As Filisko honors the past, he looks toward the future by guiding his students to add value to the harmonica tradition he so reveres. Savage is one of those students. Like Filisko, she has an easy flowing charm punctuated with an ever-ready smile.

“People will ask me if I still play the harmonica, and I will ask, ‘does it look like I stopped breathing?’” she says. “It’s such a big part of my life.”

At 22, she shares the same wide-eye enthusiasm as her mentor. A student of the harmonica for a decade, Savage handles her own class load at Old Town School of Folk Music.
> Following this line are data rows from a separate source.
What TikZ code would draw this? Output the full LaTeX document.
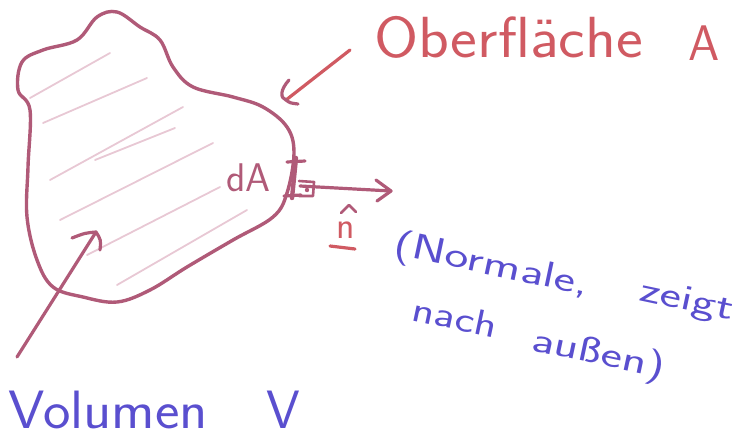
\documentclass[tikz,border=0pt]{standalone}
\usepackage{fontspec}
\definecolor{mauve}{HTML}{B05A78}
\definecolor{hred}{HTML}{D05A62}
\definecolor{hblue}{HTML}{5A4FCF}
\definecolor{hatch}{HTML}{E8C8D4}
\tikzset{
  outline/.style={draw=mauve, line width=3.4pt, line join=round},
  hatchline/.style={draw=hatch, line width=1.8pt, line cap=round},
  pen/.style={line width=3.2pt, line cap=round, line join=round},
  lbl/.style={inner sep=0pt, font=\sffamily},
  bluetxt/.style={lbl, text=hblue, font=\sffamily\fontsize{36}{38}\selectfont, anchor=base west, rotate=-12},
}
\begin{document}
\begin{tikzpicture}[x=1pt,y=-1pt]
\useasboundingbox (0,0) rectangle (741,445);
% hatching
\foreach \a/\b in {{30,98}/{110,53},{43,123}/{147,78},{50,180}/{183,107},{60,220}/{213,143},{87,255}/{220,187},{117,285}/{247,210},{95,160}/{175,128}}
  \draw[hatchline] (\a) -- (\b);
% body
\draw[outline] plot[smooth cycle, tension=0.6] coordinates {
 (97,17) (117,12) (140,27) (160,40) (173,67) (193,87) (233,97) (263,107)
 (287,127) (294,153) (287,193) (273,217) (233,240) (187,267) (150,290)
 (117,302) (83,297) (53,287) (37,260) (27,217) (28,167) (30,110)
 (18,90) (22,62) (43,50) (77,40)};
% labels
\node[lbl, text=hred, font=\sffamily\fontsize{58}{60}\selectfont, anchor=base west] (ober) at (374,57) {\scalebox{1.1}[1]{Oberfläche}};
\node[lbl, text=hred, font=\sffamily\fontsize{50}{52}\selectfont, anchor=base west] (Alab) at (688,60) {A};
\node[lbl, text=mauve, font=\sffamily\fontsize{40}{42}\selectfont, anchor=base west] (dA) at (226,191) {dA};
\node[lbl, text=hred, font=\sffamily\fontsize{38}{40}\selectfont, anchor=base] (nhat) at (346,238) {n};
\draw[mauve, pen, line width=2.6pt] (341,213) -- (349,205) -- (356,212);
\draw[hred, pen] (330,246) -- (355,249);
\node[bluetxt] (w1) at (392,254) {\scalebox{1.42}[1]{(Normale,}};
\node[bluetxt] (w2) at (638,300) {\scalebox{1.42}[1]{zeigt}};
\node[bluetxt] (w3) at (410,320) {\scalebox{1.3}[1]{nach}};
\node[bluetxt] (w4) at (530,350) {\scalebox{1.42}[1]{außen)}};
\node[lbl, text=hblue, font=\sffamily\fontsize{54}{56}\selectfont, anchor=base west] (vol) at (8,428) {\scalebox{1.08}[1]{Volumen}};
\node[lbl, text=hblue, font=\sffamily\fontsize{54}{56}\selectfont, anchor=base west] (Vlab) at (266,428) {V};
% surface element
\coordinate (ptop) at (296,158);
\coordinate (pbot) at (292,198);
\draw[mauve, pen, line width=4.4pt] (ptop) -- (pbot);
\draw[mauve, pen] (287,162) -- (305,161);
\draw[mauve, pen] (284,196) -- (301,195);
\draw[mauve, pen, line width=2.6pt] (299,181) -- (314,182) -- (313,196) -- (299,196);
\fill[mauve] (307,190) circle (2.2pt);
% normal vector
\coordinate (nstart) at (300,186);
\coordinate (ntip) at (391,191);
\coordinate (nw1) at (376,180);
\coordinate (nw2) at (377,201);
\draw[mauve, pen] (nstart) -- (ntip);
\draw[mauve, pen] (nw1) -- (ntip) -- (nw2);
% arrow to surface
\coordinate (stail) at (350,50);
\coordinate (stip) at (286,100);
\coordinate (sw1) at (289,80);
\coordinate (sw2) at (298,104);
\draw[hred, pen] (stail) -- (stip);
\draw[mauve, pen] (sw1) .. controls (280,90) and (280,98) .. (stip) .. controls (290,103) .. (sw2);
% arrow to volume
\coordinate (vtail) at (17,357);
\coordinate (vtip) at (96,232);
\coordinate (vw1) at (72,238);
\coordinate (vw2) at (100,250);
\draw[mauve, pen] (vtail) -- (vtip);
\draw[mauve, pen] (vw1) .. controls (85,233) .. (vtip) .. controls (101,240) .. (vw2);
\end{tikzpicture}
\end{document}
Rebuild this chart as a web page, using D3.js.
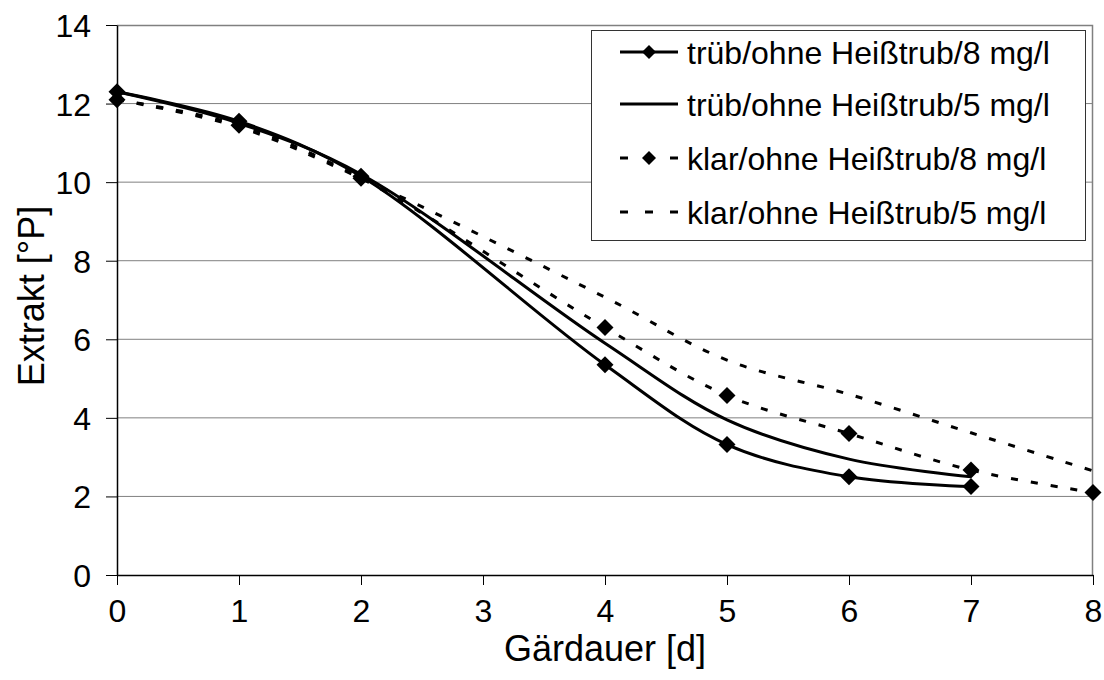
<!DOCTYPE html>
<html lang="de">
<head>
  <meta charset="UTF-8">
  <script src="https://d3js.org/d3.v7.min.js"></script>
  <title>Extrakt vs Gärdauer</title>
  <style>
    body { margin: 0; background: #fff; }
    text { font-family: "Liberation Sans", Arial, sans-serif; fill: #000; }
  </style>
</head>
<body>
  <svg width="1104" height="680"></svg>

  <script>
    // values
    const days = [0, 1, 2, 4, 5, 6, 7]
    const daysKlar = [0, 1, 2, 4, 5, 6, 7, 8]

    const truebAcht = [12.3, 11.55, 10.15, 5.35, 3.32, 2.5, 2.25]
    const truebFuenf = [12.3, 11.5, 10.2, 5.9, 3.95, 2.95, 2.5]
    const klarAcht = [12.1, 11.45, 10.1, 6.3, 4.57, 3.6, 2.67, 2.1]
    const klarFuenf = [12.1, 11.4, 10.1, 7.07, 5.47, 4.6, 3.62, 2.65]

    const xTicks = [0, 1, 2, 3, 4, 5, 6, 7, 8]
    const yTicks = [0, 2, 4, 6, 8, 10, 12, 14]

    const seriesNames = [
      'trüb/ohne Heißtrub/8 mg/l',
      'trüb/ohne Heißtrub/5 mg/l',
      'klar/ohne Heißtrub/8 mg/l',
      'klar/ohne Heißtrub/5 mg/l'
    ]

    const series = [
      { name: seriesNames[0], x: days, y: truebAcht, dashed: false, marker: true },
      { name: seriesNames[1], x: days, y: truebFuenf, dashed: false, marker: false },
      { name: seriesNames[2], x: daysKlar, y: klarAcht, dashed: true, marker: true },
      { name: seriesNames[3], x: daysKlar, y: klarFuenf, dashed: true, marker: false }
    ]

    const DASH = '7,13'
    const margin = { top: 25, right: 11, bottom: 105, left: 117 }
    const svg = d3.select('svg')
    const width = 1104 - margin.left - margin.right
    const height = 680 - margin.top - margin.bottom

    const x = d3.scaleLinear().domain([0, 8]).range([0, width])
    const y = d3.scaleLinear().domain([0, 14]).range([height, 0])

    const g = svg.append('g').attr('transform', `translate(${margin.left},${margin.top})`)

    // grid
    g.selectAll('.grid').data(yTicks.filter(d => d > 0 && d < 14)).enter()
      .append('line')
      .attr('x1', 0).attr('x2', width)
      .attr('y1', d => y(d)).attr('y2', d => y(d))
      .attr('stroke', '#808080').attr('stroke-width', 1)

    // plot frame (top/right)
    g.append('path')
      .attr('d', `M0,0.5H${width - 0.5}V${height}`)
      .attr('fill', 'none').attr('stroke', '#808080').attr('stroke-width', 1.5)

    const xAxis = g.append('g')
      .attr('transform', `translate(0,${height})`)
      .call(d3.axisBottom(x).tickValues(xTicks).tickSize(10).tickSizeOuter(0))
    const yAxis = g.append('g')
      .call(d3.axisLeft(y).tickValues(yTicks).tickSize(11).tickSizeOuter(0).tickPadding(15))

    ;[xAxis, yAxis].forEach(a => {
      a.select('.domain').attr('stroke', '#000').attr('stroke-width', 1.5)
      a.selectAll('.tick line').attr('stroke', '#000')
      a.selectAll('text').style('font-family', '"Liberation Sans", Arial, sans-serif')
        .style('font-size', '32px').attr('fill', '#000')
    })
    yAxis.selectAll('text').attr('dy', '0.36em')
    xAxis.selectAll('text').attr('dy', '0.71em').attr('y', 24)

    // axis titles
    svg.append('text')
      .attr('x', margin.left + width / 2).attr('y', 661)
      .attr('text-anchor', 'middle').style('font-size', '36px')
      .text('Gärdauer [d]')
    svg.append('text')
      .attr('transform', 'translate(44,296) rotate(-90)')
      .attr('text-anchor', 'middle').style('font-size', '36px')
      .text('Extrakt [°P]')

    // lines
    const line = d3.line()
      .x(d => x(d[0]))
      .y(d => y(d[1]))
      .curve(d3.curveCatmullRom.alpha(0.5))

    const diamond = (s) => `M0,${-s}L${s},0L0,${s}L${-s},0Z`

    series.forEach(s => {
      const pts = s.x.map((d, i) => [d, s.y[i]])
      g.append('path')
        .datum(pts)
        .attr('d', line)
        .attr('fill', 'none')
        .attr('stroke', '#000')
        .attr('stroke-width', 3)
        .attr('stroke-dasharray', s.dashed ? DASH : null)
      if (s.marker) {
        g.selectAll(null).data(pts).enter()
          .append('path')
          .attr('d', diamond(8.5))
          .attr('transform', d => `translate(${x(d[0])},${y(d[1])})`)
          .attr('fill', '#000')
      }
    })

    // legend
    const leg = svg.append('g')
    leg.append('rect')
      .attr('x', 591.5).attr('y', 30.5).attr('width', 494).attr('height', 210)
      .attr('fill', '#fff').attr('stroke', '#333').attr('stroke-width', 1)

    const rowY = [52, 104, 158, 212]
    series.forEach((s, i) => {
      const ry = rowY[i]
      leg.append('line')
        .attr('x1', 620).attr('x2', 678).attr('y1', ry).attr('y2', ry)
        .attr('stroke', '#000').attr('stroke-width', 3)
        .attr('stroke-dasharray', s.dashed ? '8,17' : null)
      if (s.marker) {
        leg.append('path').attr('d', diamond(7))
          .attr('transform', `translate(649,${ry})`).attr('fill', '#000')
      }
      leg.append('text')
        .attr('x', 687).attr('y', ry).attr('dy', '0.36em')
        .style('font-size', '32px')
        .text(s.name)
    })
  </script>
</body>
</html>
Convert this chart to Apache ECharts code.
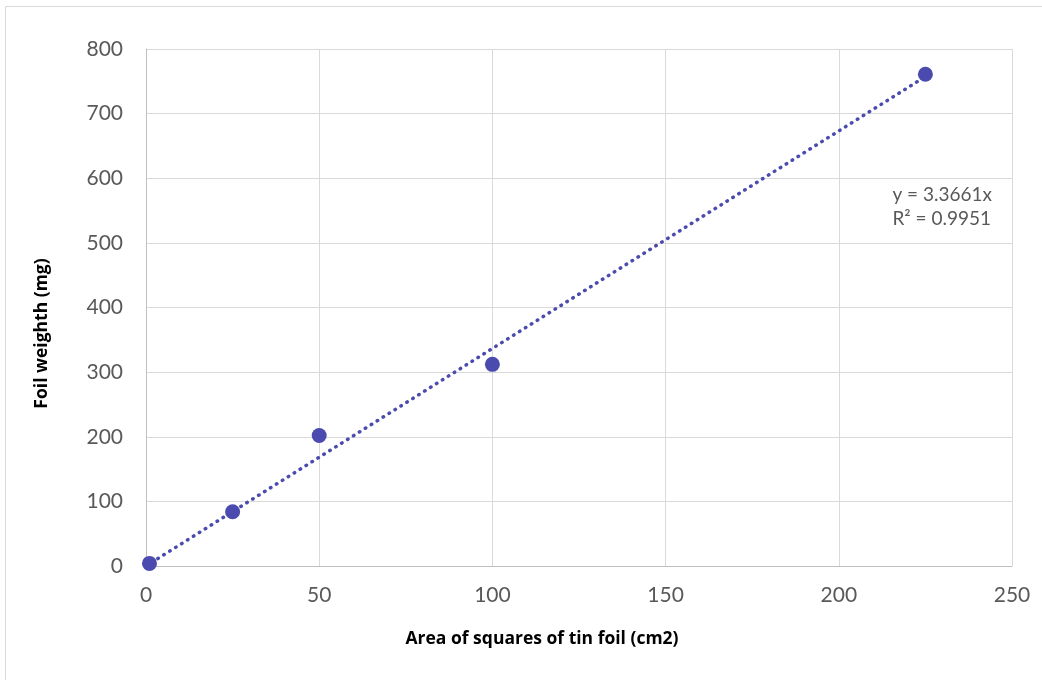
<!DOCTYPE html>
<html>
<head>
<meta charset="utf-8">
<script src="https://cdn.jsdelivr.net/npm/echarts@6/dist/echarts.min.js"></script>
<style>
html,body{margin:0;padding:0;background:#fff;}
#chart{width:1042px;height:680px;}
</style>
</head>
<body>
<div id="chart"></div>
<script>
const areas = [1, 25, 50, 100, 225];
const weights = [4, 84, 202, 312, 761];
const trendSlope = 3.3661;
const trendX = [0, 225];
const equationLines = ['y = 3.3661x', 'R² = 0.9951'];
const xTitle = 'Area of squares of tin foil (cm2)';
const yTitle = 'Foil weighth (mg)';

const chart = echarts.init(document.getElementById('chart'), null, {renderer: 'canvas'});
const font = 'Lato, "Open Sans", sans-serif';
const titleFont = '"Open Sans", Lato, sans-serif';
const markColor = '#4B4BAF';

chart.setOption({
  animation: false,
  grid: {left: 146, right: 30, top: 49, bottom: 114, containLabel: false},
  xAxis: {
    type: 'value', min: 0, max: 250, interval: 50,
    name: xTitle, nameLocation: 'middle', nameGap: 64,
    nameTextStyle: {fontFamily: titleFont, fontWeight: 'bold', fontSize: 17.5, color: '#000',
                    padding: [0, 74, 0, 0]},
    axisLine: {show: true, lineStyle: {color: '#bfbfbf', width: 1}},
    axisTick: {show: false},
    axisLabel: {fontFamily: font, fontSize: 21, color: '#595959', margin: 19},
    splitLine: {show: true, lineStyle: {color: '#d9d9d9', width: 1}}
  },
  yAxis: {
    type: 'value', min: 0, max: 800, interval: 100,
    name: yTitle, nameLocation: 'middle', nameGap: 95, nameRotate: 90,
    nameTextStyle: {fontFamily: titleFont, fontWeight: 'bold', fontSize: 17.5, color: '#000',
                    padding: [0, 52, 0, 0]},
    axisLine: {show: true, lineStyle: {color: '#bfbfbf', width: 1}},
    axisTick: {show: false},
    axisLabel: {fontFamily: font, fontSize: 21, color: '#595959', margin: 23},
    splitLine: {show: true, lineStyle: {color: '#d9d9d9', width: 1}}
  },
  graphic: [
    {type: 'rect', shape: {x: 5.5, y: 6.5, width: 1100, height: 700}, silent: true,
     style: {fill: 'none', stroke: '#d9d9d9', lineWidth: 1}, z: -10},
    {type: 'text', right: 50, top: 183,
     style: {text: equationLines.join('\n'), fontFamily: font, fontSize: 19, fill: '#595959',
             align: 'right', lineHeight: 24}}
  ],
  series: [
    {
      type: 'line',
      data: trendX.map(x => [x, x * trendSlope]),
      symbol: 'none',
      lineStyle: {color: markColor, width: 3.5, type: [0.5, 6.5], cap: 'round'},
      z: 2
    },
    {
      type: 'scatter',
      data: areas.map((a, i) => [a, weights[i]]),
      symbol: 'circle', symbolSize: 15,
      itemStyle: {color: markColor, opacity: 1},
      z: 3
    }
  ]
});
</script>
</body>
</html>
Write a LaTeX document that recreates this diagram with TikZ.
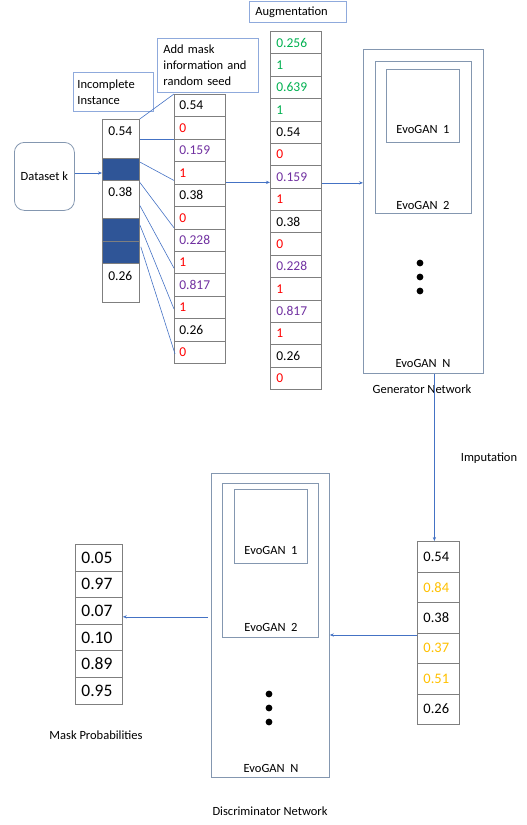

Back at the family festival, Filisko and the other teachers lead the participants through a sing-a-long rendition of Woody Guthrie’s “This Land is Your Land.” The crowd punctuates the melody with handclaps, tambourines, and shakers with varying degrees of rhythmic success. When Savage notices my free harmonica remains in a plastic pouch, she asks me to slide it out for an impromptu mini-lesson on blowing chords.

Just like Filisko. Always teaching.

“I feel like it’s my mission to help people play the harmonica responsibly,” he says with a smile as volunteers later disassembled a tent. “Make me proud to be a harmonica player. Don’t scare me.”